L’opposition bourgeoise se regroupait dans le Front du salut national (FSN), un conglomérat allant d’anciens ministres de Moubarak à des organisations se disant révolutionnaires (M6A) en passant par des nationalistes nassériens et des « démocrates » pro-impérialistes. Le FSN cherchait alors un terrain d’entente avec Morsi et les Frères musulmans, réclamant de partager le pouvoir avec eux dans un « gouvernement de salut national », signant le 31 janvier 2013 un accord « contre les violences »avec le parti des Frères musulmans, le PLJ, c’est-à-dire avec ceux-là mêmes qui organisent et payent les bandes islamo-fascistes !

Loin d’émanciper l’Égypte de l’impérialisme, Morsi s’est trouvé suspendu aux prêts du FMI qui exigeait des coupes sombres dans les subventions aux produits et services de base qui seuls permettent à une majorité de la population d’échapper à la famine.

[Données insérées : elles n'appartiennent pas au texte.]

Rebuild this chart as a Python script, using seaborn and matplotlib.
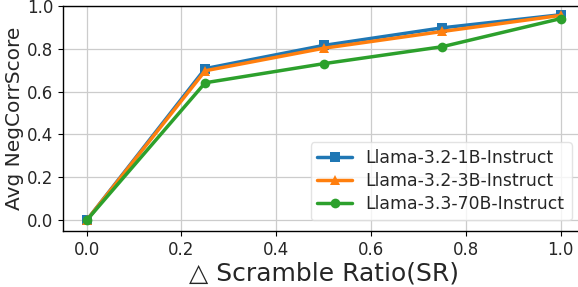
import matplotlib
matplotlib.use("Agg")
import matplotlib.pyplot as plt
import seaborn as sns
import pandas as pd

ratios = [0.0, 0.25, 0.5, 0.75, 1.0]
llama_1b = [0.0, 0.707, 0.815, 0.897, 0.958]
llama_3b = [0.0, 0.697, 0.802, 0.880, 0.955]
llama_70b = [0.0, 0.641, 0.730, 0.809, 0.940]
models = ["Llama-3.2-1B-Instruct", "Llama-3.2-3B-Instruct", "Llama-3.3-70B-Instruct"]

rows = []
for m, vals in zip(models, [llama_1b, llama_3b, llama_70b]):
    for r, v in zip(ratios, vals):
        rows.append({"SR": r, "score": v, "model": m})
df = pd.DataFrame(rows)

sns.set_style("ticks")
fig = plt.figure(figsize=(5.78, 2.87), dpi=100)
ax = fig.add_axes([0.109, 0.195, 0.902, 0.785])

palette = {models[0]: "#1f77b4", models[1]: "#ff7f0e", models[2]: "#2ca02c"}
markers = {models[0]: "s", models[1]: "^", models[2]: "o"}
sns.lineplot(data=df, x="SR", y="score", hue="model", style="model",
             palette=palette, markers=markers, dashes=False,
             linewidth=2.5, markersize=7, markeredgewidth=0, ax=ax)

ax.set_xlim(-0.05, 1.05)
ax.set_ylim(-0.05, 1.0)
ax.set_xticks([0.0, 0.2, 0.4, 0.6, 0.8, 1.0])
ax.set_yticks([0.0, 0.2, 0.4, 0.6, 0.8, 1.0])
ax.tick_params(labelsize=12, length=3.5, color="black")
ax.grid(True, color="#cccccc", linewidth=0.9)
for s in ax.spines.values():
    s.set_color("black")
    s.set_linewidth(1.0)
ax.set_xlabel("△ Scramble Ratio(SR)", fontsize=18, labelpad=2)
ax.set_ylabel("Avg NegCorrScore", fontsize=14.5, labelpad=2)

leg = ax.legend(loc="lower right", fontsize=12.4, handlelength=2.0,
                borderpad=0.4, labelspacing=0.3, frameon=True,
                bbox_to_anchor=(0.992, 0.01))
leg.get_frame().set_edgecolor("#dddddd")
for line in leg.get_lines():
    line.set_linewidth(2.5)

fig.savefig("out.png", dpi=100)
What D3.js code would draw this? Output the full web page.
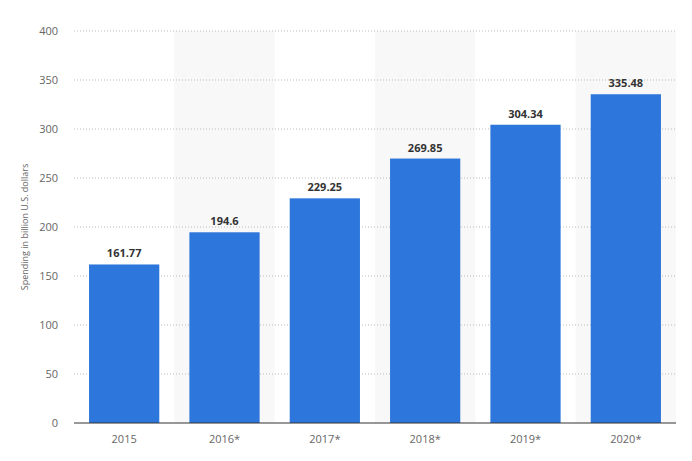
<!DOCTYPE html>
<html><head><meta charset="utf-8">
<script src="https://cdn.jsdelivr.net/npm/d3@7"></script>
<style>body{margin:0;background:#fff;font-family:"Open Sans",sans-serif;}</style>
</head><body><svg width="692" height="461"></svg>
<script>
const years = ["2015", "2016*", "2017*", "2018*", "2019*", "2020*"];
const spending = [161.77, 194.6, 229.25, 269.85, 304.34, 335.48];
const yTicks = [0, 50, 100, 150, 200, 250, 300, 350, 400];

const svg = d3.select("svg");
const m = {l: 74, r: 16, t: 31, b: 38};
const w = 692 - m.l - m.r, h = 461 - m.t - m.b;
const g = svg.append("g").attr("transform", `translate(${m.l},${m.t})`);

const x = d3.scaleBand().domain(years).range([0, w]).paddingInner(0.3).paddingOuter(0.15);
const band = d3.scaleBand().domain(years).range([0, w]);
const y = d3.scaleLinear().domain([0, 400]).range([h, 0]);

g.selectAll("rect.bg").data(years.filter((d, i) => i % 2 == 1)).enter().append("rect")
  .attr("x", d => band(d)).attr("y", 0).attr("width", band.bandwidth()).attr("height", h)
  .attr("fill", "#f8f8f8");

g.selectAll("line.grid").data(yTicks.slice(1)).enter().append("line")
  .attr("x1", 0).attr("x2", w).attr("y1", d => y(d)).attr("y2", d => y(d))
  .attr("stroke", "#bbb").attr("stroke-dasharray", "1,2");

g.selectAll("text.yt").data(yTicks).enter().append("text")
  .attr("x", -16).attr("y", d => y(d)).attr("dy", "0.35em").attr("text-anchor", "end")
  .attr("font-size", 11).attr("fill", "#666").text(d => d);

g.selectAll("rect.bar").data(spending).enter().append("rect")
  .attr("x", (d, i) => x(years[i])).attr("width", x.bandwidth())
  .attr("y", d => y(d)).attr("height", d => h - y(d)).attr("fill", "#2d76dc");

g.selectAll("text.val").data(spending).enter().append("text")
  .attr("x", (d, i) => x(years[i]) + x.bandwidth() / 2).attr("y", d => y(d) - 7)
  .attr("text-anchor", "middle").attr("font-size", 11).attr("font-weight", "bold")
  .attr("fill", "#333").text(d => d);

g.append("line").attr("x1", 0).attr("x2", w).attr("y1", h).attr("y2", h).attr("stroke", "#333");

g.selectAll("text.xt").data(years).enter().append("text")
  .attr("x", d => band(d) + band.bandwidth() / 2).attr("y", h + 20)
  .attr("text-anchor", "middle").attr("font-size", 11).attr("fill", "#666").text(d => d);

svg.append("text").attr("transform", `translate(28,${m.t + h / 2}) rotate(-90)`)
  .attr("text-anchor", "middle").attr("font-size", 9).attr("fill", "#666")
  .text("Spending in billion U.S. dollars");
</script></body></html>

Face à la persistance de la crise économique, au chômage (15 % officiellement, en fait bien plus), à l’inflation qui s’abattent sur les masses paysannes et ouvrières, Morsi voulait réduire de moitié les subventions à l’énergie et aux produits alimentaires tout en augmentant les taxes sur d’autres marchandises (boissons, acier, ciment…).

Un coup militaire préventif contre la révolution sociale

Devant les manifestations et les grèves ouvrières massives de l’automne dernier, Morsi avait dû retirer le décret qui lui conférait les pleins pouvoirs, mais il parvenait à faire adopter en décembre 2012 sa constitution par référendum avec moins de 33 % de participation et nombre de fraudes.

Au début 2013, de nombreuses révoltes spontanées à Port-Saïd et Alexandrie s’en sont pris aux gouverneurs, à la police et même au siège des Frères musulmans. Les travailleurs du transport ferroviaire sont entrés en grève le 7 avril. L’armée a réquisitionné les cheminots dès le 2e jour. Ceux-ci ont refusé la réquisition. L’armée a emprisonné 96 cadres de la grève au 3e jour et fait appel aux retraités et aux travailleurs du métro du Caire, lesquels ont refusé de briser la grève. Le 4e jour, les grévistes ont été libérés et le travail a repris, avec la promesse d’augmenter, en juillet, les salaires.

A peine plus d’un an après l’élection de Morsi, les masses égyptiennes, dans un formidable élan révolutionnaire, se sont rassemblées pour le chasser. C’est contre cet élan révolutionnaire, pour préserver l’État bourgeois que les généraux égyptiens ont organisé leur coup d’État et arrêté le président. Ce putsch des généraux de Moubarak a le soutien tacite du gouvernement américain et ouvert du FSN.

Ce à quoi l’Égypte assiste en ce moment n’est en aucun cas un coup d’État militaire. C’était une décision nécessaire que la direction des forces armées a prise pour protéger la démocratie, préserver l’unité et l’intégrité du pays et restaurer la stabilité. (FSN, Communiqué, 4 juillet)

Pour l’armement du peuple, pour le gouvernement ouvrier et paysan

Les puissances impérialistes et les États voisins, à commencer par le gouvernement bourgeois islamiste de Tunisie, tremblent devant la puissance des masses égyptiennes. Mais sans direction révolutionnaire, malgré leur formidable mobilisation, celles-ci restent prisonnières des forces attachées au maintien de l’ordre bourgeois.

Malgré tous ceux qui leur conseillent de remettre leur sort aux mains des militaires ou des islamistes, les masses doivent organiser elles-mêmes leurs syndicats, leurs conseils, leurs comités, leurs milices d’autodéfense dans les usines, les universités, les quartiers, les villages…

Il faut bâtir un parti ouvrier révolutionnaire qui permette aux travailleurs d’approfondir la révolution et d’en tirer les fruits, qui combatte ouvertement pour le gouvernement des conseils ouvriers et populaires qui seul pourra satisfaire les revendications économiques et politiques en expropriant les grandes entreprises capitalistes, en remplaçant les grandes propriétés foncières par des coopératives agricoles, en désarmant les corps de répression de la bourgeoisie (armée, police, milices islamistes).